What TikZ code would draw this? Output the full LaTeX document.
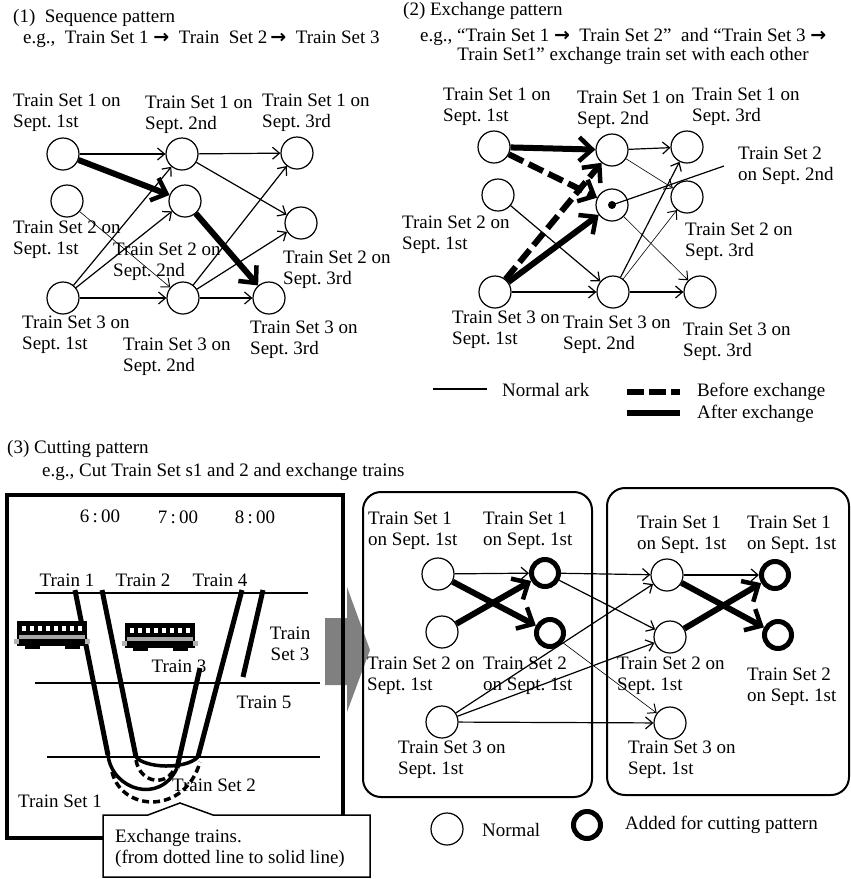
\documentclass[tikz,border=0pt]{standalone}
\usepackage{fontspec}
\setmainfont{Liberation Serif}
\newfontfamily\arrfont{DejaVu Sans}
\usetikzlibrary{arrows.meta}
\newcommand{\tsarrow}{{\arrfont\bfseries →}}
\frenchspacing

\begin{document}
\begin{tikzpicture}[x=1pt,y=-1pt,font=\fontsize{19}{21}\selectfont,
  st/.style={circle,draw,line width=1.2pt,minimum size=32pt,inner sep=0pt},
  cutst/.style={circle,draw,line width=5pt,minimum size=27pt,inner sep=0pt},
  lbl/.style={anchor=west,align=left,inner sep=0pt},
  ark/.style={line width=1.2pt,-{Straight Barb[length=7pt,width=12pt]}},
  fine/.style={line width=0.6pt,-{Straight Barb[length=7pt,width=12pt,line width=1pt]}},
  heavy/.style={line width=6pt,-{Straight Barb[length=13pt,width=24pt,line width=4.5pt]}},
  before/.style={heavy,dash pattern=on 16pt off 6pt},
  route/.style={line width=5pt},
  station/.style={line width=2.2pt},
  turn/.style={line width=3.5pt},
  oldturn/.style={line width=3.5pt,dash pattern=on 7pt off 4pt}]
\useasboundingbox (0,0) rectangle (851,879);
%\draw[very thin,lightgray] (0,0) grid[step=50] (851,879);

% (1) sequence
\node[lbl] (t1) at (13,18) {(1)\ \ Sequence pattern};
\node[lbl] (e1) at (23,39) {e.g.,\ \ Train Set 1 \tsarrow\ \ Train\ \ Set 2\,\tsarrow\ \ Train Set 3};
\node[st] (a1) at (63,154) {};
\node[st] (b1) at (182,154) {};
\node[st] (c1) at (297,153) {};
\node[st] (a2) at (67,201) {};
\node[st] (b2) at (185,201) {};
\node[st] (c2) at (301,223) {};
\node[st] (a3) at (63,298) {};
\node[st] (b3) at (183,298) {};
\node[st] (c3) at (269,298) {};
\node[lbl] (la1) at (13,113) {Train Set 1 on\\Sept. 1st};
\node[lbl] (lb1) at (145,115) {Train Set 1 on\\Sept. 2nd};
\node[lbl] (lc1) at (262,113) {Train Set 1 on\\Sept. 3rd};
\node[lbl] (la2) at (13,240) {Train Set 2 on\\Sept. 1st};
\node[lbl] (lb2) at (113,262) {Train Set 2 on\\Sept. 2nd};
\node[lbl] (lc2) at (283,270) {Train Set 2 on\\Sept. 3rd};
\node[lbl] (la3) at (22,335) {Train Set 3 on\\Sept. 1st};
\node[lbl] (lb3) at (123,357) {Train Set 3 on\\Sept. 2nd};
\node[lbl] (lc3) at (250,340) {Train Set 3 on\\Sept. 3rd};
\draw[ark] (a1) -- (b1);
\draw[ark] (b1) -- (c1);
\draw[ark] (b1) -- (c2);
\draw[fine] (a2) -- (b3);
\draw[ark] (a3) -- (b1);
\draw[ark] (a3) -- (b2);
\draw[ark] (a3) -- (b3);
\draw[ark] (b3) -- (c1);
\draw[ark] (b3) -- (c2);
\draw[ark] (b3) -- (c3);
\draw[heavy] (a1) -- (b2);
\draw[heavy] (b2) -- (c3);

% (2) exchange
\node[lbl] (t2) at (403,11) {(2) Exchange pattern};
\node[lbl] (e2) at (420,37) {e.g., “Train Set 1 \tsarrow\ \ Train Set 2”\ \ and “Train Set 3 \tsarrow};
\node (e2b) at (633,56) {Train Set1” exchange train set with each other};
\node[st] (p1) at (494,147) {};
\node[st] (q1) at (612,150) {};
\node[st] (r1) at (687,147) {};
\node[st] (p2) at (498,195) {};
\node[st] (q2) at (612,205) {};
\node[st] (r2) at (687,197) {};
\node[st] (p3) at (495,292) {};
\node[st] (q3) at (613,292) {};
\node[st] (r3) at (700,292) {};
\node[lbl] (lp1) at (443,107) {Train Set 1 on\\Sept. 1st};
\node[lbl] (lq1) at (577,110) {Train Set 1 on\\Sept. 2nd};
\node[lbl] (lr1) at (692,107) {Train Set 1 on\\Sept. 3rd};
\node[lbl] (lq2) at (738,166) {Train Set 2\\on Sept. 2nd};
\node[lbl] (lp2) at (402,235) {Train Set 2 on\\Sept. 1st};
\node[lbl] (lr2) at (685,242) {Train Set 2 on\\Sept. 3rd};
\node[lbl] (lp3) at (452,330) {Train Set 3 on\\Sept. 1st};
\node[lbl] (lq3) at (563,335) {Train Set 3 on\\Sept. 2nd};
\node[lbl] (lr3) at (683,342) {Train Set 3 on\\Sept. 3rd};
\draw[ark] (q1) -- (r1);
\draw[fine] (q1) -- (r2);
\draw[ark] (p2) -- (q3);
\draw[ark] (p3) -- (q3);
\draw[ark] (q3) -- (r3);
\draw[ark] (q3) -- (r1);
\draw[fine] (q3) -- (r2);
\draw[fine] (q2) -- (r3);
\draw[before] (p1) -- (q2);
\draw[before] (p3) -- (q1);
\draw[heavy] (p1) -- (q1);
\draw[heavy] (p3) -- (q2);
\fill (q2) circle (4);
\draw[line width=1.2pt] (q2.center) -- ([xshift=-14pt]lq2.west);
% legend
\coordinate (g0) at (433,389);
\coordinate (g1) at (487,389);
\draw[line width=1.2pt] (g0) -- (g1);
\node[lbl] (lg) at (502,390) {Normal ark};
\coordinate (g2) at (627,392);
\coordinate (g3) at (680,392);
\draw[line width=6pt,dash pattern=on 17pt off 5pt] (g2) -- (g3);
\node[lbl] (lbef) at (697,392) {Before exchange};
\coordinate (g4) at (627,413);
\coordinate (g5) at (680,413);
\draw[line width=6pt] (g4) -- (g5);
\node[lbl] (laft) at (697,414) {After exchange};

% (3) cutting
\node[lbl] (t3) at (7,449) {(3) Cutting pattern};
\node[lbl] (e3) at (42,472) {e.g., Cut Train Set s1 and 2 and exchange trains};
\fill[gray] (325,618) -- (347,618) -- (347,587) -- (370,650) -- (347,712) -- (347,685) -- (325,685) -- cycle;
\draw[line width=4pt] (7,495) rectangle (343,838);
\node (h6) at (100,516) {6\,:\,00};
\node (h7) at (178,517) {7\,:\,00};
\node (h8) at (255,517) {8\,:\,00};
\draw[station] (35,593) -- (308,593);
\draw[station] (35,683) -- (320,683);
\draw[station] (47,757) -- (320,757);
\draw[route] (75,590) -- (108,755);
\draw[route] (102,590) -- (136,757);
\draw[route] (200,668) -- (177,768);
\draw[route] (242,590) -- (198,757);
\draw[route] (263,590) -- (243,677);
\draw[turn] (108,755) .. controls (112,790) and (160,805) .. (177,768);
\draw[turn] (136,757) .. controls (145,768) and (185,770) .. (198,757);
\draw[oldturn] (136,760) .. controls (140,784) and (168,787) .. (175,767);
\draw[oldturn] (112,772) .. controls (122,812) and (185,815) .. (200,762);
\foreach \cx/\cy in {15/621,123/623}{
  \fill (\cx+2,\cy) rectangle (\cx+72,\cy+25);
  \foreach \k in {0,...,7}
    \fill[white] (\cx+7+\k*8,\cy+5) rectangle (\cx+11+\k*8,\cy+10);
  \fill[gray!70] (\cx+4,\cy+14) rectangle (\cx+70,\cy+18);
  \fill[gray!60] (\cx-1,\cy+18) rectangle (\cx+4,\cy+23);
  \fill[gray!60] (\cx+70,\cy+18) rectangle (\cx+75,\cy+23);
  \fill (\cx+10,\cy+25) rectangle (\cx+25,\cy+28);
  \fill (\cx+50,\cy+25) rectangle (\cx+65,\cy+28);
}
\node (tr1) at (67,580) {Train 1};
\node (tr2) at (143,580) {Train 2};
\node (tr4) at (220,580) {Train 4};
\node[align=center] (ts3) at (290,644) {Train\\Set 3};
\node (tr3) at (179,666) {Train 3};
\node (tr5) at (264,702) {Train 5};
\node (ts1) at (60,801) {Train Set 1};
\node (ts2) at (214,785) {Train Set 2};
\draw[line width=1.5pt,fill=white] (103,815) -- (148,815) -- (180,803) -- (213,815) -- (370,815) -- (370,877) -- (103,877) -- cycle;
\node[lbl] (xch) at (115,848) {Exchange trains.\\(from dotted line to solid line)};

% before / after cutting
\draw[line width=2pt,rounded corners=18pt] (363,492) rectangle (592,797);
\draw[line width=2pt,rounded corners=18pt] (607,488) rectangle (849,795);
\node[st] (m1) at (438,574) {};
\node[cutst] (m1c) at (545,573) {};
\node[st] (m2) at (442,632) {};
\node[cutst] (m2c) at (550,633) {};
\node[st] (m3) at (442,722) {};
\node[lbl] (lm1) at (368,531) {Train Set 1\\on Sept. 1st};
\node[lbl] (lm1c) at (483,531) {Train Set 1\\on Sept. 1st};
\node[lbl] (lm2) at (367,676) {Train Set 2 on\\Sept. 1st};
\node[lbl] (lm2c) at (483,676) {Train Set 2\\on Sept. 1st};
\node[lbl] (lm3) at (398,760) {Train Set 3 on\\Sept. 1st};
\node[st] (n1) at (667,575) {};
\node[cutst] (n1c) at (775,575) {};
\node[st] (n2) at (670,637) {};
\node[cutst] (n2c) at (778,635) {};
\node[st] (n3) at (670,723) {};
\node[lbl] (ln1) at (637,535) {Train Set 1\\on Sept. 1st};
\node[lbl] (ln1c) at (747,535) {Train Set 1\\on Sept. 1st};
\node[lbl] (ln2) at (617,676) {Train Set 2 on\\Sept. 1st};
\node[lbl] (ln2c) at (747,687) {Train Set 2\\on Sept. 1st};
\node[lbl] (ln3) at (628,760) {Train Set 3 on\\Sept. 1st};
\draw[ark] (m1) -- (m1c);
\draw[ark] (m3) -- (n3);
\draw[ark] (m3) -- (n1);
\draw[ark] (m3) -- (n2);
\draw[ark] (m1c) -- (n1);
\draw[ark] (m1c) -- (n2);
\draw[fine] (m2c) -- (n3);
\draw[ark] (n1) -- (n1c);
\draw[heavy] (m1) -- (m2c);
\draw[heavy] (m2) -- (m1c);
\draw[heavy] (n1) -- (n2c);
\draw[heavy] (n2) -- (n1c);
% legend
\node[st] (lgn) at (447,829) {};
\node[lbl] (lgnt) at (482,830) {Normal};
\node[cutst] (lgc) at (587,825) {};
\node[lbl] (lgct) at (625,825) {Added for cutting pattern};
\end{tikzpicture}
\end{document}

┄┄┄┄┄┄┄┄┄┄

* **WHAT IS NEEDED**:
From the first line of the material down to the line containing "(0,0) grid[step=50] (851,879);", inclusive, return each line exactly, skipping any picture.

* **OUTPUT OF THE TASK**:
What TikZ code would draw this? Output the full LaTeX document.
\documentclass[tikz,border=0pt]{standalone}
\usepackage{fontspec}
\setmainfont{Liberation Serif}
\newfontfamily\arrfont{DejaVu Sans}
\usetikzlibrary{arrows.meta}
\newcommand{\tsarrow}{{\arrfont\bfseries →}}
\frenchspacing

\begin{document}
\begin{tikzpicture}[x=1pt,y=-1pt,font=\fontsize{19}{21}\selectfont,
  st/.style={circle,draw,line width=1.2pt,minimum size=32pt,inner sep=0pt},
  cutst/.style={circle,draw,line width=5pt,minimum size=27pt,inner sep=0pt},
  lbl/.style={anchor=west,align=left,inner sep=0pt},
  ark/.style={line width=1.2pt,-{Straight Barb[length=7pt,width=12pt]}},
  fine/.style={line width=0.6pt,-{Straight Barb[length=7pt,width=12pt,line width=1pt]}},
  heavy/.style={line width=6pt,-{Straight Barb[length=13pt,width=24pt,line width=4.5pt]}},
  before/.style={heavy,dash pattern=on 16pt off 6pt},
  route/.style={line width=5pt},
  station/.style={line width=2.2pt},
  turn/.style={line width=3.5pt},
  oldturn/.style={line width=3.5pt,dash pattern=on 7pt off 4pt}]
\useasboundingbox (0,0) rectangle (851,879);
%\draw[very thin,lightgray] (0,0) grid[step=50] (851,879);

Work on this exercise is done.